[Saved entries]
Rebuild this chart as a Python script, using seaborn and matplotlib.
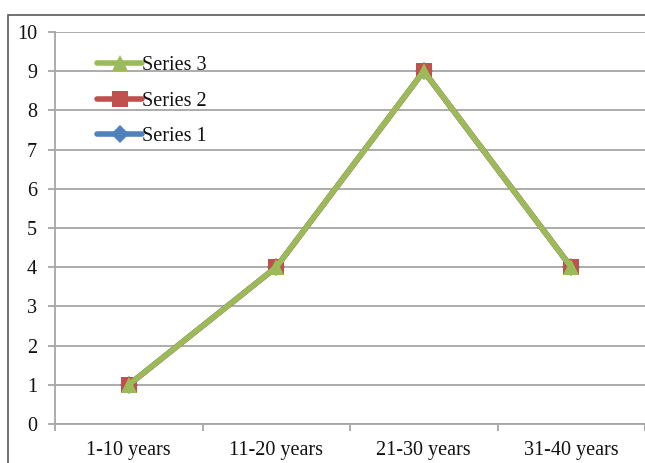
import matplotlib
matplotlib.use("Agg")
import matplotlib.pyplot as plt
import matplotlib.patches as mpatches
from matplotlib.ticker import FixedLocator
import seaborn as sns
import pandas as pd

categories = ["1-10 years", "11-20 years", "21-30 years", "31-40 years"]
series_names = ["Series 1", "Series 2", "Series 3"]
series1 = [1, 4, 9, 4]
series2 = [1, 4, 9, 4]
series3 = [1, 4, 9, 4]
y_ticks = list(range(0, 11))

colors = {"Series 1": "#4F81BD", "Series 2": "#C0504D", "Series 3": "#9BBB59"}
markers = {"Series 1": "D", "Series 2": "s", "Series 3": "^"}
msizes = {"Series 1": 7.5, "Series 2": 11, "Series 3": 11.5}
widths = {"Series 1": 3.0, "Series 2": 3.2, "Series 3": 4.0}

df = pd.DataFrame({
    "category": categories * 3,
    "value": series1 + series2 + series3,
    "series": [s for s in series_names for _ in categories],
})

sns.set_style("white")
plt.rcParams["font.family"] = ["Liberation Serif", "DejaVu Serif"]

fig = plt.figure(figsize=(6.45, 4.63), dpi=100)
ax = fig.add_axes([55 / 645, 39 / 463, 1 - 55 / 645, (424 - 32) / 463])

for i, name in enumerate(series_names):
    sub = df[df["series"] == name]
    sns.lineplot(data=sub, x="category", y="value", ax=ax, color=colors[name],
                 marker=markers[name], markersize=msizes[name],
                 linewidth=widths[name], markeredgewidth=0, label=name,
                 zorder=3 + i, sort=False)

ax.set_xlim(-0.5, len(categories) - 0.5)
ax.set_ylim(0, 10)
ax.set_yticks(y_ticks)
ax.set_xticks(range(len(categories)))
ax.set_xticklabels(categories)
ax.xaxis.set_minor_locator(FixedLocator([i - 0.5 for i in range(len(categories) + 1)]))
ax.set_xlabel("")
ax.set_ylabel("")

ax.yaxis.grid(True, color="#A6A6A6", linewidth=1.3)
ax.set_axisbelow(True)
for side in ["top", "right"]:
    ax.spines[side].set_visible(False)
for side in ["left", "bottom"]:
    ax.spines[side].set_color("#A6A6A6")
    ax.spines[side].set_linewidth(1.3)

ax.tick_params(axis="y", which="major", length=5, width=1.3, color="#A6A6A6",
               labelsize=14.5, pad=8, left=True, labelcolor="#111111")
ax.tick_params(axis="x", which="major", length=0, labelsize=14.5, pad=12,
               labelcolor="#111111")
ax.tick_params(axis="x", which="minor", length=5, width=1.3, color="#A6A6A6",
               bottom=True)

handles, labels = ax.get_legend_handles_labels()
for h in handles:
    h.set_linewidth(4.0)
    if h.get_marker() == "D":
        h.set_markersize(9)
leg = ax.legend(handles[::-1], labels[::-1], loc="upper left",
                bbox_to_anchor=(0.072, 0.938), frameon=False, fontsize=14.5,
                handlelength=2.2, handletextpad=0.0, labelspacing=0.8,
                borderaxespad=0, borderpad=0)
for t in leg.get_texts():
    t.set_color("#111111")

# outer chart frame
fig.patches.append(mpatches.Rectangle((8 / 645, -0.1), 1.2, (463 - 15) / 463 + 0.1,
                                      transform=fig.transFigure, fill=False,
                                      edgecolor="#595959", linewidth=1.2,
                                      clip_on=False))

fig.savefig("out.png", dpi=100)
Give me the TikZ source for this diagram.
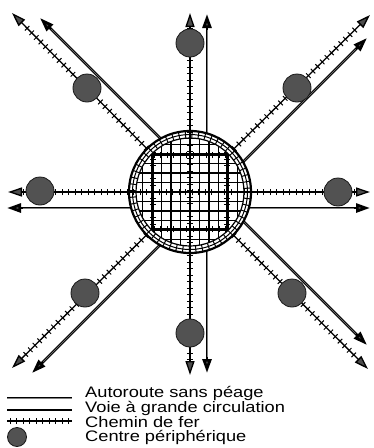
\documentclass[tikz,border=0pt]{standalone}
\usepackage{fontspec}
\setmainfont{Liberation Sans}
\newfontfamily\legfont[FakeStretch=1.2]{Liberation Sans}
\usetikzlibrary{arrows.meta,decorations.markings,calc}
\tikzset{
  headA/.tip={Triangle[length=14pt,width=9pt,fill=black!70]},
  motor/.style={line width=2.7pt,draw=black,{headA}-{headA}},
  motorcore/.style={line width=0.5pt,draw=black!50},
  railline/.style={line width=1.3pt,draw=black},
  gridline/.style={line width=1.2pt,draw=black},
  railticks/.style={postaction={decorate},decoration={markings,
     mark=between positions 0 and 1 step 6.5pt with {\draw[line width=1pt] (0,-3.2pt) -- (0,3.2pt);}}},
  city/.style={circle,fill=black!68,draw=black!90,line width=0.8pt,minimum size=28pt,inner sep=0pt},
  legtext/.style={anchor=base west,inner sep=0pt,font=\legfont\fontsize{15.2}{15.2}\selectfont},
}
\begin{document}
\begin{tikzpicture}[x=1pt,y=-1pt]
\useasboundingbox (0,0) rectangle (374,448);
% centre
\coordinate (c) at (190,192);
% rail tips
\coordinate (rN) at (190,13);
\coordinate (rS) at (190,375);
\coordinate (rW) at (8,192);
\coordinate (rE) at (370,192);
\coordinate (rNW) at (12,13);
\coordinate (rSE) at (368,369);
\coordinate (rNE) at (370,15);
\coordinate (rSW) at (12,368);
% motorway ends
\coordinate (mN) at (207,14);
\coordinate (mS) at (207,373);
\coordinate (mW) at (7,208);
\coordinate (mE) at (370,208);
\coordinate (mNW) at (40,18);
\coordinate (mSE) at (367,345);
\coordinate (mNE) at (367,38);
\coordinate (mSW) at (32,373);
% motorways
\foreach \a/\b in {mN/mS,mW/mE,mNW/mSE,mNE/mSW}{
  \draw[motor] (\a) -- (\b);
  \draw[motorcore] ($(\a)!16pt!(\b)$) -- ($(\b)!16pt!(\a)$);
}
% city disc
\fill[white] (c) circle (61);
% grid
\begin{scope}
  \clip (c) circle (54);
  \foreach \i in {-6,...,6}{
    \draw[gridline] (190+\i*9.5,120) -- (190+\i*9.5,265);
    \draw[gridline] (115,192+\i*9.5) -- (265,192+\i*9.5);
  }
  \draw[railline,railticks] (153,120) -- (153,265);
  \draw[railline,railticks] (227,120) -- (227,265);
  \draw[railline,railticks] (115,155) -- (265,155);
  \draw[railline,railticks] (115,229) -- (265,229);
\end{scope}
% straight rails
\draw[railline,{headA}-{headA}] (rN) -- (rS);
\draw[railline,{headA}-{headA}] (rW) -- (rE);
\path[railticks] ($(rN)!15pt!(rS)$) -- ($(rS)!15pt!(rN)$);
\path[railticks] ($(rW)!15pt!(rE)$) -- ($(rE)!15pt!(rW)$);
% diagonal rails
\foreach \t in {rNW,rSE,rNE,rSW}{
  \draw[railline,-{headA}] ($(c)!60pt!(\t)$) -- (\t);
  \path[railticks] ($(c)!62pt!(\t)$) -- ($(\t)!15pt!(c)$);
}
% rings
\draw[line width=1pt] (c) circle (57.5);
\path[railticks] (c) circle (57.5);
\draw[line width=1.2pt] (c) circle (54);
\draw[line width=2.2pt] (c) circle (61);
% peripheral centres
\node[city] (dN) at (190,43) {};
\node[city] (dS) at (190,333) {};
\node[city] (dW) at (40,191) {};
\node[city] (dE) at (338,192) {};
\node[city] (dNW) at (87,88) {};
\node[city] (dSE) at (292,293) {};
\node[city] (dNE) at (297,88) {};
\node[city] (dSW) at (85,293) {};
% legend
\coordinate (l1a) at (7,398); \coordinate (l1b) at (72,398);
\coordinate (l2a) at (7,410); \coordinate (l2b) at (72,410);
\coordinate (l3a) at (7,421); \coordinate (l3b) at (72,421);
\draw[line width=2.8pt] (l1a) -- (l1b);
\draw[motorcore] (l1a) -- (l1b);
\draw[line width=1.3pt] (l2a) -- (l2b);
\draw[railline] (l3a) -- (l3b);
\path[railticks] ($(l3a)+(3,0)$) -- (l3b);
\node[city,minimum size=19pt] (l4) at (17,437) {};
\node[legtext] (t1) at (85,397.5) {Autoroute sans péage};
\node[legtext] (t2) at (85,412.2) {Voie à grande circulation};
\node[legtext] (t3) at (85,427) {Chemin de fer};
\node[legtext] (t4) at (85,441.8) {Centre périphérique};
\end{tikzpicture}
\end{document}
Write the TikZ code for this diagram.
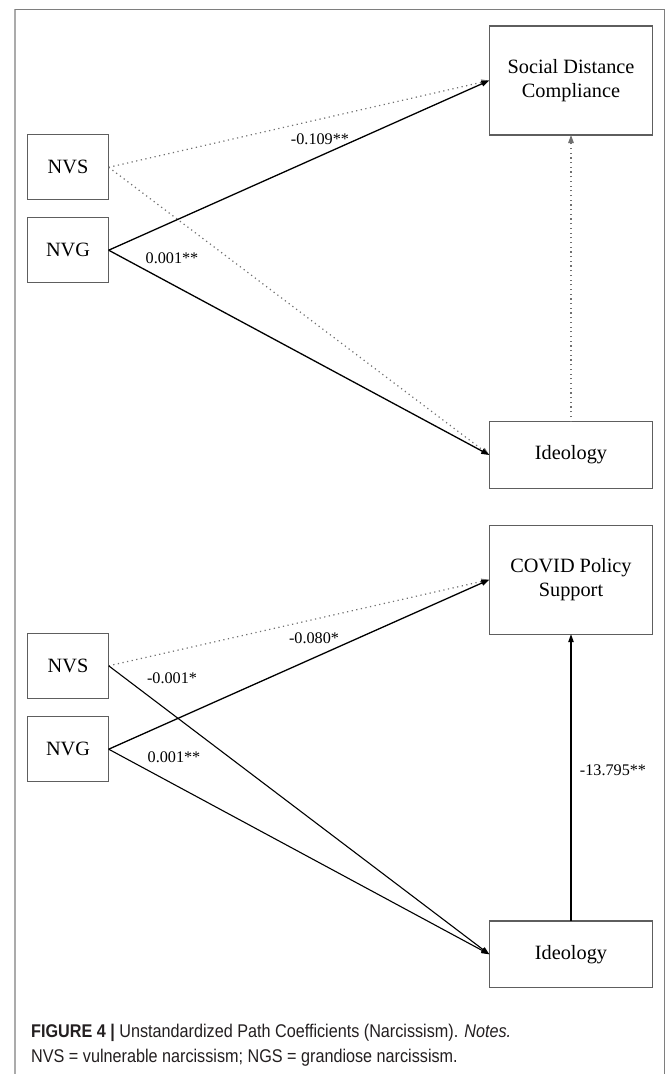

▶ **INSTRUCTIONS TO FOLLOW**: Each line above that includes "diagram" counts once; state the total and nothing more.

▶ **THE COMPLETED TASK**: 2